RE: draft findings on Unsafe Methods (whenToUseGet-7)

I am sending this to the wsawg and dist-app lists in addition to the TAG
list.  This issue was actively debated on the April 15th TAG call.

1. I believe the wording on TAG issue whenToUseGet-7 is somewhat flawed.  I
could live with any of :
 a. safe methods (GET/HEAD) should be used for safe operations in
browser-centric applications
 b. safe methods (GET/HEAD) *may* be used for safe operations or
 c. safe methods (GET/HEAD) should be used for safe operations in web
applications that are information oriented.

My concern is that the web services world is almost universally built upon
the use of HTTP POST when used with HTTP for document exchange, and this
finding may imply that exclusive use of the SOAP HTTP Binding (particularly
POST) is a violation of the web, and may need correction.  Certainly when I
brought this up in the TAG call, various people were wanting to change web
services to do the "right" thing in their mind.

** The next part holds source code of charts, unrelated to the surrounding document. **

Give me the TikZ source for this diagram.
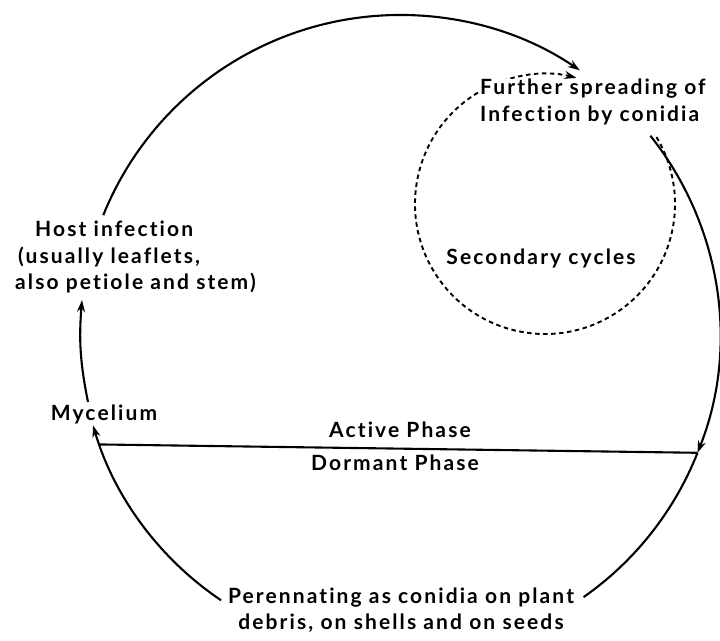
\documentclass[tikz,border=0pt]{standalone}
\usepackage{fontspec}
\setmainfont{Lato}[LetterSpace=10,Ligatures={NoCommon}]
\usetikzlibrary{arrows.meta,calc}
\begin{document}
\begin{tikzpicture}[x=1pt,y=1pt,
  lbl/.style={inner sep=0pt,font=\fontsize{21}{26.5}\selectfont\bfseries},
  conn/.style={line width=2.1pt,-{Stealth[length=12pt,width=8pt]}},
  plainconn/.style={line width=2.1pt},
  dconn/.style={line width=1.9pt,dash pattern=on 4.5pt off 3.5pt,-{Stealth[length=12pt,width=8pt]}}]
\useasboundingbox (0,0) rectangle (720,640);
\coordinate (C) at (400,305);
\coordinate (D) at (545,436);
% points on big circle
\coordinate (a1) at ($(C)+(158:320)$);
\coordinate (a2) at ($(C)+(38.5:320)$);
\coordinate (a3) at ($(C)+(-21.6:320)$);
\coordinate (a4) at ($(C)+(-124:320)$);
\coordinate (lineL) at ($(C)+(-160:320)$);
\coordinate (d1) at ($(D)+(31:130)$);
\coordinate (m1) at (88,238);
\coordinate (h1) at (82,340);
% dashed secondary cycle (behind text)
\draw[dconn] (d1) arc[start angle=31,end angle=-284,radius=130];
% nodes
\node[lbl,align=left,anchor=north west,fill=white] (further) at (480,561) {Further spreading of\\Infection by conidia};
\node[lbl] (secondary) at (541,382) {Secondary cycles};
\node[lbl,align=left,anchor=west] (host) at (15,383) {\hspace*{20pt}Host infection\\\hspace*{3pt}(usually leaflets,\\also petiole and stem)};
\node[lbl] (myc) at (104,226) {Mycelium};
\node[lbl] (active) at (400,210) {Active Phase};
\node[lbl] (dormant) at (395,177) {Dormant Phase};
\node[lbl,align=center] (peren) at (401,30) {Perennating as conidia on plant\\debris, on shells and on seeds};
% connectors
\draw[conn] (a1) arc[start angle=158,end angle=55.8,radius=320];
\draw[conn] (a2) arc[start angle=38.5,end angle=-21.6,radius=320];
\draw[plainconn] (a3) arc[start angle=-21.6,end angle=-55,radius=320];
\draw[conn] (a4) arc[start angle=-124,end angle=-163.6,radius=320];
\draw[conn] (m1) to[bend left=8] (h1);
\draw[line width=2.1pt] (lineL) -- (a3);
\end{tikzpicture}
\end{document}
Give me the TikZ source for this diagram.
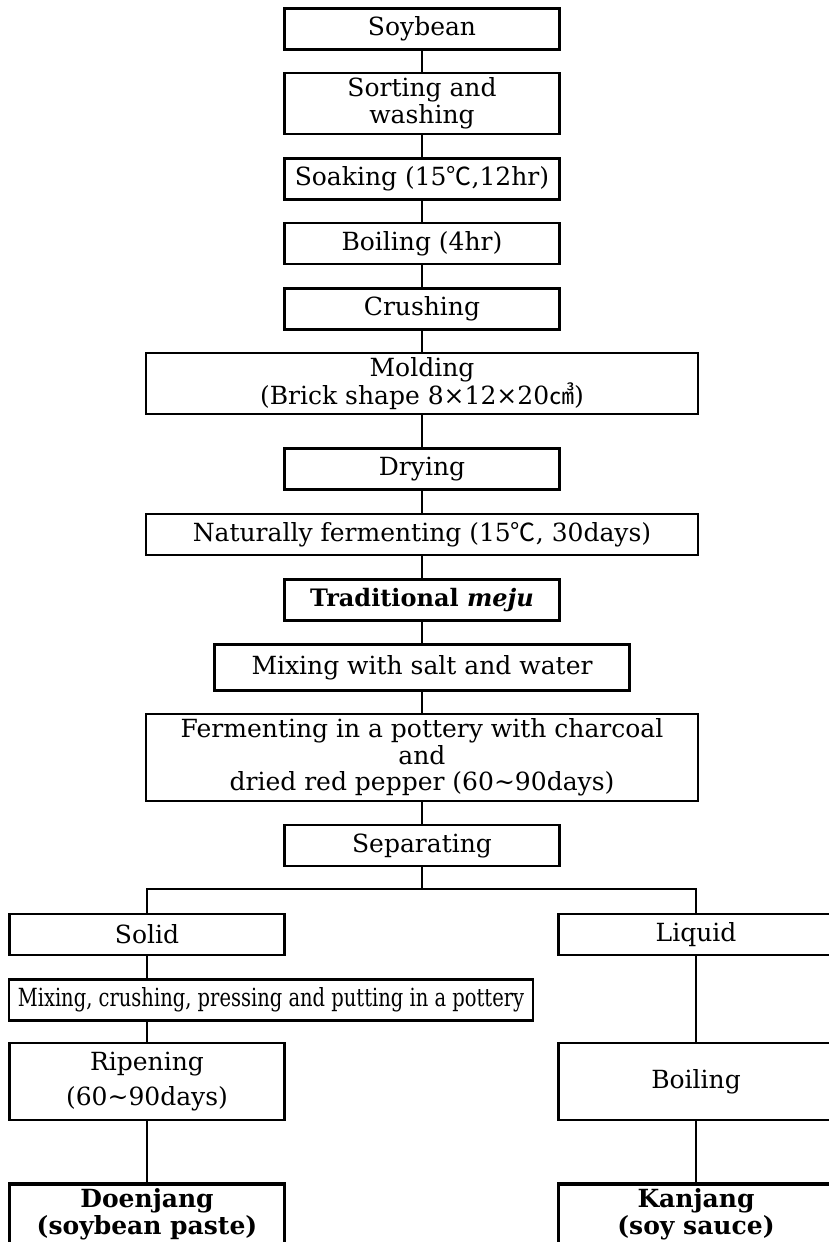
\documentclass[tikz,border=0pt]{standalone}
\usepackage{fontspec}
\setmainfont{DejaVu Serif}
\newfontfamily\cjk{Noto Sans CJK KR}
\usepackage{graphicx}

\begin{document}
\begin{tikzpicture}[x=1pt, y=-1pt, line width=2.1pt,
  every node/.style={draw, align=center, inner sep=0pt, font=\fontsize{25}{26.5}\selectfont},
  box/.style={minimum width=275pt, minimum height=41pt},
  widebox/.style={minimum width=552pt, minimum height=41pt},
  endbox/.style={minimum width=275pt, line width=3.8pt, anchor=north, inner ysep=5pt, text depth=60pt}]
  \useasboundingbox (0,0) rectangle (828,1242);
  \node (soy) [box] at (422,29) {Soybean};
  \node (sort) [box, minimum height=61pt] at (422,103.5) {Sorting and\\washing};
  \node (soak) [box] at (422,179) {Soaking (15{\cjk ℃},12hr)};
  \node (boil) [box] at (422,243.5) {Boiling (4hr)};
  \node (crush) [box] at (422,309) {Crushing};
  \node (mold) [widebox, minimum height=61pt] at (422,383.5) {Molding\\(Brick shape 8×12×20{\cjk ㎤})};
  \node (dry) [box] at (422,469) {Drying};
  \node (nat) [widebox] at (422,534.5) {Naturally fermenting (15{\cjk ℃}, 30days)};
  \node (meju) [box] at (422,600) {\fontsize{24}{26}\selectfont\textbf{Traditional \textit{meju}}};
  \node (salt) [box, minimum width=415pt, minimum height=46pt] at (422,667.5) {Mixing with salt and water};
  \node (ferm) [widebox, minimum height=87pt] at (422,757.5) {Fermenting in a pottery with charcoal\\and\\dried red pepper (60\textasciitilde90days)};
  \node (sep) [box] at (422,845.5) {Separating};
  \coordinate (split) at (422,889);
  \node (solid) [box] at (147,934.5) {Solid};
  \node (liquid) [box] at (696,934.5) {Liquid};
  \node (mixc) [box, minimum width=524pt] at (271,1000) {\scalebox{0.78}[1]{Mixing, crushing, pressing and putting in a pottery}};
  \node (ripen) [box, minimum height=77pt] at (147,1081.5) {Ripening\\[9pt](60\textasciitilde90days)};
  \node (boil2) [box, minimum height=77pt] at (696,1081.5) {Boiling};
  \node (doen) [endbox] at (147,1182) {\textbf{Doenjang}\\\textbf{(soybean paste)}};
  \node (kan) [endbox] at (696,1182) {\textbf{Kanjang}\\\textbf{(soy sauce)}};
  \foreach \a/\b in {soy/sort, sort/soak, soak/boil, boil/crush, crush/mold, mold/dry, dry/nat,
    nat/meju, meju/salt, salt/ferm, ferm/sep}
    \draw (\a) -- (\b);
  \draw (sep) -- (split);
  \draw (solid.north) |- (split) -| (liquid.north);
  \draw (solid.south) -- (solid.south |- mixc.north);
  \draw (solid.south |- mixc.south) -- (ripen.north);
  \draw (ripen) -- (doen);
  \draw (liquid) -- (boil2);
  \draw (boil2) -- (kan);
\end{tikzpicture}
\end{document}
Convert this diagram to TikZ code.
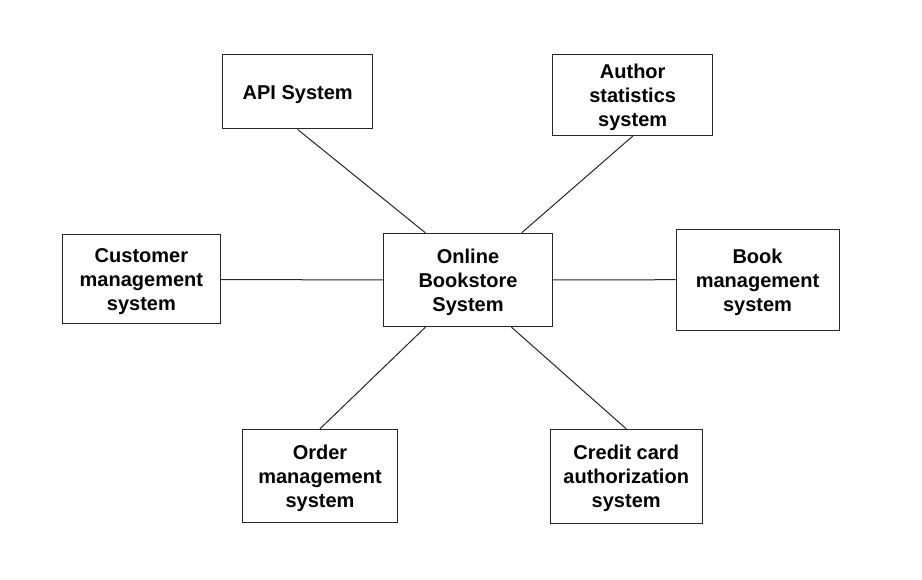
\documentclass[tikz,border=0pt]{standalone}
\usepackage{fontspec}
\setmainfont{Liberation Sans}
\usetikzlibrary{calc}
\begin{document}
\begin{tikzpicture}[x=1pt,y=-1pt,
  sysbox/.style={draw=black!85, line width=1pt, fill=white, inner sep=0pt},
  lbl/.style={inner sep=0pt, align=center, font=\fontsize{20}{24}\selectfont\bfseries},
  link/.style={draw=black!85, line width=1pt}]
\useasboundingbox (0,0) rectangle (922,580);
\node[sysbox, minimum width=150pt, minimum height=74pt] (api) at (297.7,92) {};
\node[sysbox, minimum width=160pt, minimum height=80.7pt] (author) at (632.7,95.3) {};
\node[sysbox, minimum width=157.3pt, minimum height=89pt] (cust) at (141.4,279.5) {};
\node[sysbox, minimum width=169.4pt, minimum height=93.4pt] (on) at (468,280) {};
\node[sysbox, minimum width=163pt, minimum height=100.7pt] (book) at (757.5,279.7) {};
\node[sysbox, minimum width=154.6pt, minimum height=93.4pt] (order) at (320,476) {};
\node[sysbox, minimum width=152.3pt, minimum height=94pt] (credit) at (626.2,476.3) {};
\node[lbl] (apit) at ($(api.center)+(0,2.5)$) {API System};
\node[lbl] (authort) at ($(author.center)+(0,2.5)$) {Author\\statistics\\system};
\node[lbl] (custt) at ($(cust.center)+(0,2.5)$) {Customer\\management\\system};
\node[lbl] (ont) at ($(on.center)+(0,2.5)$) {Online\\Bookstore\\System};
\node[lbl] (bookt) at ($(book.center)+(0,2.5)$) {Book\\management\\system};
\node[lbl] (ordert) at ($(order.center)+(0,2.5)$) {Order\\management\\system};
\node[lbl] (creditt) at ($(credit.center)+(0,2.5)$) {Credit card\\authorization\\system};
\coordinate (ontl) at ($(on.north west)!0.25!(on.north east)$);
\coordinate (ontr) at ($(on.north west)!0.815!(on.north east)$);
\coordinate (onbl) at ($(on.south west)!0.25!(on.south east)$);
\coordinate (onbr) at ($(on.south west)!0.755!(on.south east)$);
\draw[link] (api.south) -- (ontl);
\draw[link] (author.south) -- (ontr);
\draw[link] (cust.east) -- (on.west);
\draw[link] (on.east) -- (book.west);
\draw[link] (order.north) -- (onbl);
\draw[link] (credit.north) -- (onbr);
\end{tikzpicture}
\end{document}
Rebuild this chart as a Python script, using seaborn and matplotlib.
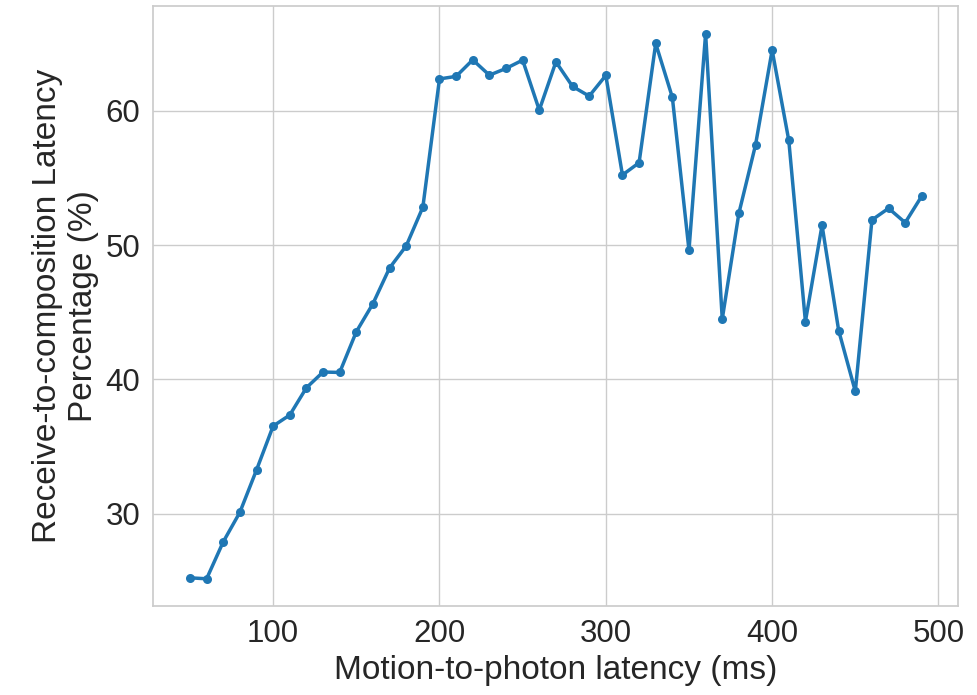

My belief is that the web has been based upon a shared information space,
primarily through use of GET/POST methods.  However, as we move towards more
machine to machine oriented communications, with arbitrary payloads of XML,
and it's focus on update/service oriented architectures, the need for a
public contract for safe actions is dramatically reduced.  Indeed the
browser-centric web arbitrarily chooses GET or POST for various reasons that
are unrelated to safeness, but more because of browser characteristics and
server implementation decisions.  There are many cases of safe POSTs and
unsafe GETs.

My personal position on the centrality of HTTP GET/POST to the web is
detailed in [1].  There have been many people that have posted on the
www-tag list on the centrality of HTTP GET, the issue of strong-typing,
relationship of SOAP to HTTP, and other closely related facets, such as Don
Box [2], Noah Mendelsohn [3], Henrik Nielsen [4], and others.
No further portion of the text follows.